Background: Doubts exist on whether effects found in randomized controlled trials (RCTs) are directly generalizable to daily clinical practice. This study aimed (a) to investigate the effectiveness of treatment options within an algorithm-guided treatment (AGT) program for depression and compare their effectiveness with outcomes of efficacy trials and (b) to assess the relation between treatment continuity and outcomes.
Methods: This naturalistic study linked treatment data from January 2012 to November 2014 from a Dutch mental healthcare provider, to routine outcome monitoring (ROM) data (N = 351). Effectiveness of the treatment options (pharmacotherapy, psychotherapy and their combination) was compared to the efficacy reported in the meta-analyses. We included treatment continuity as binary variable "early terminators versus completers of the recommended number of treatment sessions".
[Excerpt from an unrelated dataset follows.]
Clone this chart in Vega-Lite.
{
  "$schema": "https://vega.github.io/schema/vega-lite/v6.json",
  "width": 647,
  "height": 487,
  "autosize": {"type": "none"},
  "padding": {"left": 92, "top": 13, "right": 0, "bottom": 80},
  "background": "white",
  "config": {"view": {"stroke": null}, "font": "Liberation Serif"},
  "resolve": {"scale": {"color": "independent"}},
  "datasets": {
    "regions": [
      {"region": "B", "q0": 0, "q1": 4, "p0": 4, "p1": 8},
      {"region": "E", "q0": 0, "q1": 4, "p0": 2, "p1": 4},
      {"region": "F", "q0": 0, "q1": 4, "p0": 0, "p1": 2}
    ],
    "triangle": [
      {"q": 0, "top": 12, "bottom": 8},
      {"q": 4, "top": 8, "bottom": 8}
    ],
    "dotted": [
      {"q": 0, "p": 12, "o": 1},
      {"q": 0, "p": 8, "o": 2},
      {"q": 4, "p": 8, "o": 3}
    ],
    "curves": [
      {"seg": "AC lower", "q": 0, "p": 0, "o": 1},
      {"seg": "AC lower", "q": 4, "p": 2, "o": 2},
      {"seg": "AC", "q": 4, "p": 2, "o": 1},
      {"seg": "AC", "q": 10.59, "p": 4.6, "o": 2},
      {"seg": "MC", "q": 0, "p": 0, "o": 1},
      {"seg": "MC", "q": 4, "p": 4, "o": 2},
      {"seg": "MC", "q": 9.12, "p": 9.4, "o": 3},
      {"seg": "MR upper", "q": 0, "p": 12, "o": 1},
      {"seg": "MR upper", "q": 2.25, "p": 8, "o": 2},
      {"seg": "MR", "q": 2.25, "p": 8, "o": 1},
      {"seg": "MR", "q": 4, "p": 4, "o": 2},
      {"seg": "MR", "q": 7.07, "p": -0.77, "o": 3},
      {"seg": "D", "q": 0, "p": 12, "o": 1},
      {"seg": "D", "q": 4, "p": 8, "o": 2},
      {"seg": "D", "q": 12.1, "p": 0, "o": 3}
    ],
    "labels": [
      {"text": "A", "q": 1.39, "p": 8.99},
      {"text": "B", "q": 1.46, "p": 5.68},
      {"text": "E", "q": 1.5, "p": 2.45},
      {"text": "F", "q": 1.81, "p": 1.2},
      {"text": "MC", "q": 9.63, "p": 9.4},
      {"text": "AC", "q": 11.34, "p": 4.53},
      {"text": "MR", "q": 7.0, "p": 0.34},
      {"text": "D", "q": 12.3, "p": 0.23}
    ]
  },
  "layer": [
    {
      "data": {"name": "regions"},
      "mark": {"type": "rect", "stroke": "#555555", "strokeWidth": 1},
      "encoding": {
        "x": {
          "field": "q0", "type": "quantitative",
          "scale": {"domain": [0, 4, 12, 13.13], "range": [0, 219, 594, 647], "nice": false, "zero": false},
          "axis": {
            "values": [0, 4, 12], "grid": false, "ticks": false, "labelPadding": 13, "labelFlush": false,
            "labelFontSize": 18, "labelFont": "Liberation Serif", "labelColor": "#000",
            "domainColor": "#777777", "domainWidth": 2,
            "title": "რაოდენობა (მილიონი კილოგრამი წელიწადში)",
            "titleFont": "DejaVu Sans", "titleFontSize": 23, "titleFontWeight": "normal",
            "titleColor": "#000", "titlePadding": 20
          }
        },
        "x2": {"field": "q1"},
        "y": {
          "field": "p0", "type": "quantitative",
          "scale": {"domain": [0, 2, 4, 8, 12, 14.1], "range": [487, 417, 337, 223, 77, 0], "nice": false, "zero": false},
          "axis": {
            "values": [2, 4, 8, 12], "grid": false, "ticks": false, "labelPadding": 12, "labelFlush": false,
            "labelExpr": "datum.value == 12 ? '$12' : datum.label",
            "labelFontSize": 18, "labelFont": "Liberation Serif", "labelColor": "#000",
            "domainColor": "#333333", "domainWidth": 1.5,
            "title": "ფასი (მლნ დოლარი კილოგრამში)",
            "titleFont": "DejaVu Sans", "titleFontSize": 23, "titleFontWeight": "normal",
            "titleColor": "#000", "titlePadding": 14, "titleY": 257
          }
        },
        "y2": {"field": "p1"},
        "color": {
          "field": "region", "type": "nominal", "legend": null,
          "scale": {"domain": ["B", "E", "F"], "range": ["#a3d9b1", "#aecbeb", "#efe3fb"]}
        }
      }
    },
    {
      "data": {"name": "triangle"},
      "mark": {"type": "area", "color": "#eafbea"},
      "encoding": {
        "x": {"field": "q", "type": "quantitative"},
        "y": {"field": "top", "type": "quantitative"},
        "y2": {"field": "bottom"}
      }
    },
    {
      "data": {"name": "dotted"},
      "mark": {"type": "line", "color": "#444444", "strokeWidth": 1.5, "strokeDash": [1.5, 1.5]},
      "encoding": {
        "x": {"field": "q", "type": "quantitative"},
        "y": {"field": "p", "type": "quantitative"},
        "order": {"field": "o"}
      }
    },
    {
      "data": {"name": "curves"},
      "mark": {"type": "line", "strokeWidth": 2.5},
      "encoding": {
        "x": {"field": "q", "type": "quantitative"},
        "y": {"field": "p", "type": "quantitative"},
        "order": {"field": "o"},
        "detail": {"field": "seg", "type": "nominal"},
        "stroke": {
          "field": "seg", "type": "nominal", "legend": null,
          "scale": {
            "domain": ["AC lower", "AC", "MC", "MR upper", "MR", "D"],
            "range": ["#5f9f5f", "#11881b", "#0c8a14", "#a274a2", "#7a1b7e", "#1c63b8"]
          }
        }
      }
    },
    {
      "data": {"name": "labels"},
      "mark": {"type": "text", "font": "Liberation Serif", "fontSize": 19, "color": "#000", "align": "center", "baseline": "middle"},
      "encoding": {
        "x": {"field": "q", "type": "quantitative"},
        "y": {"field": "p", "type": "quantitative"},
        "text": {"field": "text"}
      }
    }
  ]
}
Results: Remission rates for psychotherapy (38% [95% CI: 32-45]), pharmacotherapy (31% [95% CI: 22-42]) and combination therapy (46% [95% CI: 19-75]) were respectively lower, comparable, and comparable to those reported in the meta-analyses. Similarly, response rates were respectively lower (24% [95% CI: 19-30]), lower (21% [95% CI: 13-31]), and comparable (46% [95% CI: 19-75]) to meta-analyses results. A similar share of early terminators and completers achieved remission and response.
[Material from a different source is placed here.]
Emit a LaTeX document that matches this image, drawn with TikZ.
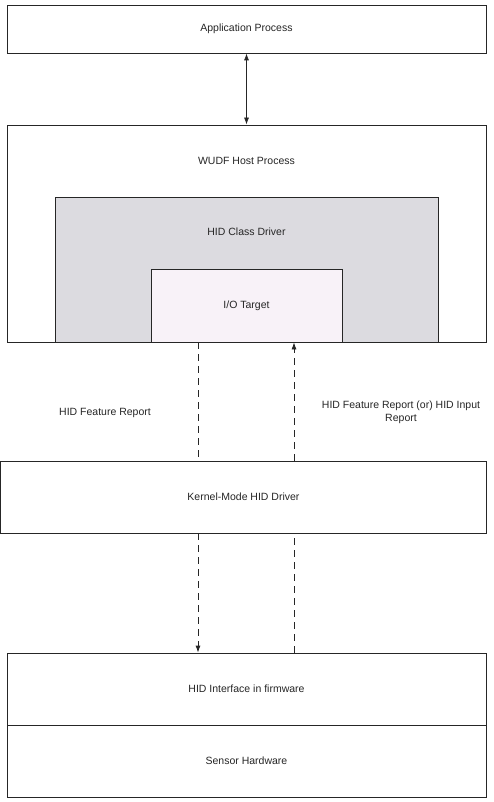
\documentclass[tikz,border=0pt]{standalone}
\usepackage{fontspec}
\setmainfont{Liberation Sans}
\usetikzlibrary{arrows.meta}
\definecolor{classgray}{HTML}{DCDBE0}
\definecolor{iofill}{HTML}{F8F2F8}
\begin{document}
\begin{tikzpicture}[x=1pt,y=1pt,
  box/.style={draw=black!85,line width=0.8pt,inner sep=0pt,rectangle},
  lbl/.style={font=\fontsize{10.5}{13}\selectfont,text=black!85},
  dashline/.style={draw=black!85,line width=0.8pt,dash pattern=on 7pt off 5pt},
  tip/.style={-{Latex[length=7pt,width=5pt]}}]
\useasboundingbox (0,0) rectangle (493,-802);
\fill[white] (0,0) rectangle (493,-802);
% boxes
\node[box,minimum width=479pt,minimum height=48pt,lbl] (app) at (246.5,-29) {Application Process};
\node[box,minimum width=479pt,minimum height=217pt,
  label={[lbl,anchor=center,yshift=-36pt]north:WUDF Host Process}] (wudf) at (246.5,-233.5) {};
\node[box,fill=classgray,minimum width=383pt,minimum height=145pt,
  label={[lbl,anchor=center,yshift=-35pt]north:HID Class Driver}] (hidclass) at (246.5,-269.5) {};
\node[box,fill=iofill,minimum width=191pt,minimum height=73pt,lbl] (io) at (246.5,-305.5) {I/O Target};
\node[box,minimum width=486pt,minimum height=72pt,lbl] (kernel) at (243.5,-497) {Kernel-Mode HID Driver};
\node[box,minimum width=479pt,minimum height=72pt,lbl] (hidif) at (246.5,-689) {HID Interface in firmware};
\node[box,minimum width=479pt,minimum height=72pt,lbl] (sensor) at (246.5,-761) {Sensor Hardware};
% labels
\node[lbl] (lfeat) at (105,-413) {HID Feature Report};
\node[lbl,align=center] (rfeat) at (401,-412.5) {HID Feature Report (or) HID Input\\Report};
% coordinates for dashed connectors
\coordinate (l1) at ([xshift=-48.5pt]io.south);
\coordinate (r1) at ([xshift=47.5pt]io.south);
% solid double arrow
\draw[black!85,line width=0.8pt,{Latex[length=7pt,width=5pt]}-{Latex[length=7pt,width=5pt]}] (app.south) -- (wudf.north);
% dashed connectors
\draw[dashline] (l1) -- (l1 |- kernel.north);
\draw[dashline,tip] (l1 |- kernel.south) -- (l1 |- hidif.north);
\draw[dashline,tip] (r1 |- kernel.north) -- (r1);
\draw[dashline] (r1 |- hidif.north) -- (r1 |- kernel.south);
\end{tikzpicture}
\end{document}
Limitations: A substantial proportion of patients had incomplete ROM data after data linkage. Limited set of patient characteristics to check for selection bias.
Conclusions: Despite the more heterogeneous patient population in clinical practice, the effectiveness of an AGT program, emphasizing strict guideline adherence, approached that found in RCTs. A fixed number of treatment sessions may not suit all individual patients.